Several medical journals published the new guidelines for the early introduction of peanut-containing foods to children as a strategy to prevent peanut allergy in January 2017. The guidelines were sponsored by the National Institute of Allergy and Infectious Diseases (NIAID) and involved 25 organizations and agencies. They divide young children into three allergy risk categories.
Infants with severe eczema, egg allergy or both
For this group, the new advice is that doctors “strongly consider” evaluating the patient through an IgE antibody blood test or a skin-prick test. The results would determine whether peanut introduction should be done at home, while supervised in the doctor’s office, or with an oral food challenge in a specialized facility.
The guidelines recommend the testing and subsequent introduction in this high-risk group of infants be done between four and six months, as there is less of a likelihood of a positive test at this age. Speak to your child’s doctor at the four-month visit to discuss the best course of action.
Since peanut butter can be a choking hazard for a baby, it should be diluted, or use peanut puffs or mix peanut flour into a fruit puree. (There are also now branded early introduction products on the market.)
Despite the early age for introduction, infants should be eating solid foods. “Babies have to learn to eat solids,” says New York allergist Dr. Scott Sicherer, a member of the expert panel that reviewed evidence. “Some babies just aren’t ready to eat yet, so they might push food out or choke,” he notes. He says to start with a less risky food and gain success before moving on to the peanut-containing food.
Infants with mild to moderate eczema
This group would be at a slightly higher risk of developing peanut allergy as compared to the general population.
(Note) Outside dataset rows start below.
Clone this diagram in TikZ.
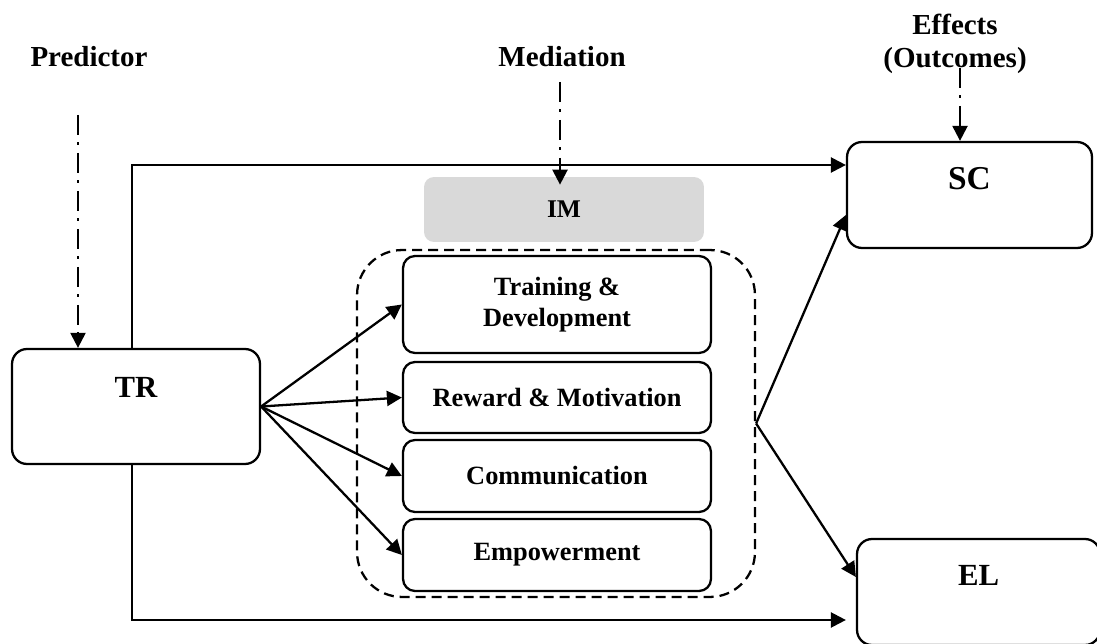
\documentclass[tikz,border=0pt]{standalone}
\usepackage{fontspec}
\setmainfont{Liberation Serif}
\usetikzlibrary{arrows.meta}

\tikzset{var box/.style={draw,line width=1.3pt,rounded corners=0.3cm,font=\fontsize{17.5}{20}\bfseries\selectfont,align=center,inner sep=0pt},
factor box/.style={draw,line width=1.3pt,rounded corners=0.24cm,minimum width=6.16cm,font=\fontsize{15}{18}\bfseries\selectfont,align=center,inner sep=0pt},
gray box/.style={fill=black!15,rounded corners=0.2cm,font=\fontsize{14.5}{17}\bfseries\selectfont,inner sep=0pt},
heading/.style={font=\fontsize{16.5}{19}\bfseries\selectfont,align=center,inner sep=0pt},
group/.style={draw,line width=1.3pt,dash pattern=on 0.2cm off 0.12cm,rounded corners=0.9cm,inner sep=0pt},
link/.style={line width=1.3pt,-{Triangle[length=0.3cm,width=0.3cm]}},
guide/.style={line width=1.3pt,dash pattern=on 0.4cm off 0.15cm on 0.06cm off 0.15cm,-{Triangle[length=0.3cm,width=0.3cm]}}}

\begin{document}
\begin{tikzpicture}[x=0.02cm,y=-0.02cm]
\useasboundingbox (0,0) rectangle (1097,644);

%% headings
\node [heading] (predictor) at (89,57) {Predictor};
\node [heading] (mediation) at (562,57) {Mediation};
\node [heading] (effects) at (955,44) {Effects\\(Outcomes)};

%% mediators
\node [group,minimum width=7.96cm,minimum height=6.94cm] (mediators) at (556,423.5) {};
\node [gray box,minimum width=5.6cm,minimum height=1.3cm] (IM) at (564,209.5) {IM};
\node [factor box,minimum height=1.94cm] (train) at (557,304.5) {Training \&\\Development};
\node [factor box,minimum height=1.42cm] (reward) at (557,397.5) {Reward \& Motivation};
\node [factor box,minimum height=1.44cm] (comm) at (557,476) {Communication};
\node [factor box,minimum height=1.44cm] (empower) at (557,555) {Empowerment};

%% variables
\node [var box,minimum width=4.96cm,minimum height=2.3cm,text height=0.5cm,text depth=0.88cm] (TR) at (136,406.5) {TR};
\node [var box,minimum width=4.9cm,minimum height=2.12cm,text height=0.5cm,text depth=0.7cm,font=\fontsize{19}{22}\bfseries\selectfont] (SC) at (969.5,195) {SC};
\node [var box,minimum width=4.86cm,minimum height=2.12cm,text height=0.5cm,text depth=0.78cm] (EL) at (978.5,592) {EL};

%% guide arrows
\coordinate (predEnd) at (78,115);
\coordinate (medEnd) at (560,82);
\coordinate (effEnd) at (960,68);
\draw [guide] (predEnd) -- (predEnd |- TR.north);
\draw [guide,shorten >=-0.16cm] (medEnd) -- (medEnd |- IM.north);
\draw [guide] (effEnd) -- (effEnd |- SC.north);

%% paths
\draw [link] (TR.east) -- (train.west);
\draw [link] (TR.east) -- (reward.west);
\draw [link] (TR.east) -- (comm.west);
\draw [link] (TR.east) -- (empower.west);
\draw [link] ([xshift=-0.08cm]TR.north) |- ([yshift=0.6cm]SC.west);
\draw [link,shorten >=0.2cm] ([xshift=-0.08cm]TR.south) |- ([yshift=-0.56cm]EL.west);

\coordinate (join) at (mediators.east);
\draw [link] (join) -- ([yshift=-0.4cm]SC.west);
\draw [link] (join) -- ([yshift=0.3cm]EL.west);

\end{tikzpicture}
\end{document}
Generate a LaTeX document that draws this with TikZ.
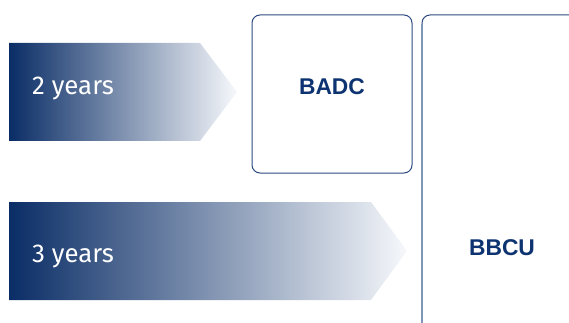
\documentclass[tikz,border=0pt]{standalone}
\usepackage{fontspec}
\setmainfont{Liberation Sans}
\newfontfamily\yearfont{Fira Sans}
\definecolor{navy}{HTML}{0A2D66}
\definecolor{pale}{HTML}{F6F8FB}
\definecolor{boxline}{HTML}{2B4A80}
\definecolor{sideline}{HTML}{7F95B5}
\definecolor{labelblue}{HTML}{0D3370}
\tikzset{
  arrowshade/.style={left color=navy, right color=pale},
  yeartext/.style={text=white, font=\yearfont\fontsize{25.8}{26}\selectfont, anchor=base west, inner sep=0pt},
  boxtext/.style={text=labelblue, font=\bfseries\fontsize{22.8}{23}\selectfont, inner sep=0pt},
  roundbox/.style={draw=boxline, line width=1pt, rounded corners=8pt}
}
\begin{document}
\begin{tikzpicture}[x=1pt,y=-1pt]
\useasboundingbox (0,0) rectangle (569,323);
% arrows
\shade[arrowshade] (9,43) -- (200,43) -- (237,92) -- (200,141) -- (9,141) -- cycle;
\shade[arrowshade] (9,202) -- (371,202) -- (407,251) -- (371,300) -- (9,300) -- cycle;
\node[yeartext] (y2) at (32,95) {2 years};
\node[yeartext] (y3) at (32,262) {3 years};
% BADC box
\draw[roundbox] (252,15) rectangle (412,173);
\node[boxtext] (badc) at (332,87) {BADC};
% BBCU box (clipped)
\begin{scope}
\clip (0,0) rectangle (569,323);
\draw[draw=boxline, line width=1pt, rounded corners=8pt] (422,330) -- (422,15) -- (600,15);
\draw[draw=sideline, line width=1.6pt] (422,24) -- (422,330);
\end{scope}
\node[boxtext] (bbcu) at (502,248) {BBCU};
\end{tikzpicture}
\end{document}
The recommendations are that parents introduce peanut at about six months, if the child is already eating solids and is developmentally ready. While the LEAP study didn’t specifically research this category of kids, the expert panel concluded that early introduction of peanut could provide protection against developing this allergy.
These children should be able to have the first introduction at home, without testing first. In certain situations, the doctor might recommend testing or an in-office supervised feeding. Sicherer advises parents to speak to their doctor about the best course of action.
Infants with no eczema or food allergy
“This is an important group. This is trying to undo the misconception that you need to wait to introduce peanuts,” says Sicherer. The guidelines recommend introduction should be done at an age-appropriate time in accordance with family preferences.
In this last group, “peanuts shouldn’t be treated differently than any other foods,” says Sicherer.